Transcribe each line of the material as it is, and drop any picture.

----

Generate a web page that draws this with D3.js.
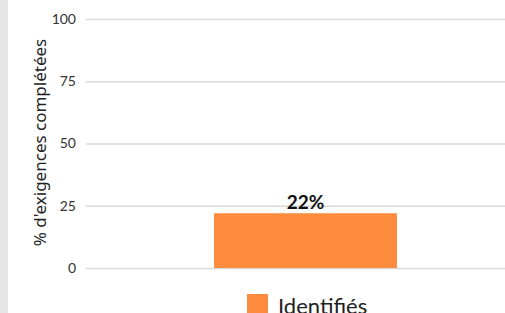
<!DOCTYPE html>
<html lang="fr">
<head>
<meta charset="UTF-8">
<title>Exigences complétées</title>
<script src="https://d3js.org/d3.v7.min.js"></script>
<style>
html, body { margin: 0; padding: 0; background: white; }
body { font-family: Lato, 'Open Sans', sans-serif; }
.tick text { font-size: 14px; fill: #333; font-family: Lato, sans-serif; }
</style>
</head>
<body>
<div id="chart"></div>
<script>

// data
const categories = ["Identifiés"];
const values = [22];
const tickValues = [0, 25, 50, 75, 100];

const totalWidth = 505, totalHeight = 313;
const margin = {top: 19, right: 0, bottom: 45, left: 86};

const svg = d3.select("#chart").append("svg")
  .attr("width", totalWidth)
  .attr("height", totalHeight);

// grey strip at the left edge
svg.append("rect")
  .attr("x", 0).attr("y", 0)
  .attr("width", 8).attr("height", totalHeight)
  .attr("fill", "#e6e6e6");

const y = d3.scaleLinear()
  .domain([0, 100])
  .range([totalHeight - margin.bottom, margin.top]);

const x = d3.scaleBand()
  .domain(categories)
  .range([86, 525])
  .paddingInner(0)
  .paddingOuter(0);

// grid + tick labels
const yAxis = svg.append("g")
  .attr("transform", `translate(${margin.left},0)`)
  .call(d3.axisLeft(y).tickValues(tickValues).tickSize(-(totalWidth - margin.left)).tickPadding(10));
yAxis.select(".domain").remove();
yAxis.selectAll(".tick line").attr("stroke", "#d9d9d9").attr("stroke-width", 1.5);

// axis title
svg.append("text")
  .attr("transform", `translate(46,${(y(0) + y(100)) / 2 - 1}) rotate(-90)`)
  .attr("text-anchor", "middle")
  .attr("font-family", "'Noto Sans', sans-serif")
  .attr("font-size", 17)
  .attr("fill", "#222")
  .text("% d'exigences complétées");

// bar
const barW = 183;
svg.selectAll(".bar")
  .data(values)
  .join("rect")
  .attr("class", "bar")
  .attr("x", (d, i) => x(categories[i]) + x.bandwidth() / 2 - barW / 2 - 0)
  .attr("y", d => y(d))
  .attr("width", barW)
  .attr("height", d => y(0) - y(d))
  .attr("fill", "#fd8c3e");

svg.selectAll(".lbl")
  .data(values)
  .join("text")
  .attr("class", "lbl")
  .attr("x", (d, i) => x(categories[i]) + x.bandwidth() / 2)
  .attr("y", d => y(d) - 4)
  .attr("text-anchor", "middle")
  .attr("font-size", 19)
  .attr("font-weight", "bold")
  .attr("fill", "#111")
  .text(d => d + "%");

// legend
const legend = svg.append("g").attr("transform", "translate(247,294)");
legend.append("rect")
  .attr("width", 21).attr("height", 21)
  .attr("fill", "#fd8c3e");
legend.append("text")
  .attr("x", 31).attr("y", 20)
  .attr("font-size", 22)
  .attr("fill", "#222")
  .text(categories[0]);

</script>
</body>
</html>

----

**Task answer:**
Generate a web page that draws this with D3.js.
<!DOCTYPE html>
<html lang="fr">
<head>
<meta charset="UTF-8">
<title>Exigences complétées</title>
<script src="https://d3js.org/d3.v7.min.js"></script>
<style>
html, body { margin: 0; padding: 0; background: white; }
body { font-family: Lato, 'Open Sans', sans-serif; }
.tick text { font-size: 14px; fill: #333; font-family: Lato, sans-serif; }
</style>
</head>
<body>
<div id="chart"></div>
<script>

// data
const categories = ["Identifiés"];
const values = [22];
const tickValues = [0, 25, 50, 75, 100];

const totalWidth = 505, totalHeight = 313;
const margin = {top: 19, right: 0, bottom: 45, left: 86};

const svg = d3.select("#chart").append("svg")
  .attr("width", totalWidth)
  .attr("height", totalHeight);

// grey strip at the left edge
svg.append("rect")
  .attr("x", 0).attr("y", 0)
  .attr("width", 8).attr("height", totalHeight)
  .attr("fill", "#e6e6e6");

const y = d3.scaleLinear()
  .domain([0, 100])
  .range([totalHeight - margin.bottom, margin.top]);

const x = d3.scaleBand()
  .domain(categories)
  .range([86, 525])
  .paddingInner(0)
  .paddingOuter(0);

// grid + tick labels
const yAxis = svg.append("g")
  .attr("transform", `translate(${margin.left},0)`)
  .call(d3.axisLeft(y).tickValues(tickValues).tickSize(-(totalWidth - margin.left)).tickPadding(10));
yAxis.select(".domain").remove();
yAxis.selectAll(".tick line").attr("stroke", "#d9d9d9").attr("stroke-width", 1.5);

// axis title
svg.append("text")
  .attr("transform", `translate(46,${(y(0) + y(100)) / 2 - 1}) rotate(-90)`)
  .attr("text-anchor", "middle")
  .attr("font-family", "'Noto Sans', sans-serif")
  .attr("font-size", 17)
  .attr("fill", "#222")
  .text("% d'exigences complétées");

// bar
const barW = 183;
svg.selectAll(".bar")
  .data(values)
  .join("rect")
  .attr("class", "bar")
  .attr("x", (d, i) => x(categories[i]) + x.bandwidth() / 2 - barW / 2 - 0)
  .attr("y", d => y(d))
  .attr("width", barW)
  .attr("height", d => y(0) - y(d))
  .attr("fill", "#fd8c3e");

svg.selectAll(".lbl")
  .data(values)
  .join("text")
  .attr("class", "lbl")
  .attr("x", (d, i) => x(categories[i]) + x.bandwidth() / 2)
  .attr("y", d => y(d) - 4)
  .attr("text-anchor", "middle")
  .attr("font-size", 19)
  .attr("font-weight", "bold")
  .attr("fill", "#111")
  .text(d => d + "%");

// legend
const legend = svg.append("g").attr("transform", "translate(247,294)");
legend.append("rect")
  .attr("width", 21).attr("height", 21)
  .attr("fill", "#fd8c3e");
legend.append("text")
  .attr("x", 31).attr("y", 20)
  .attr("font-size", 22)
  .attr("fill", "#222")
  .text(categories[0]);

</script>
</body>
</html>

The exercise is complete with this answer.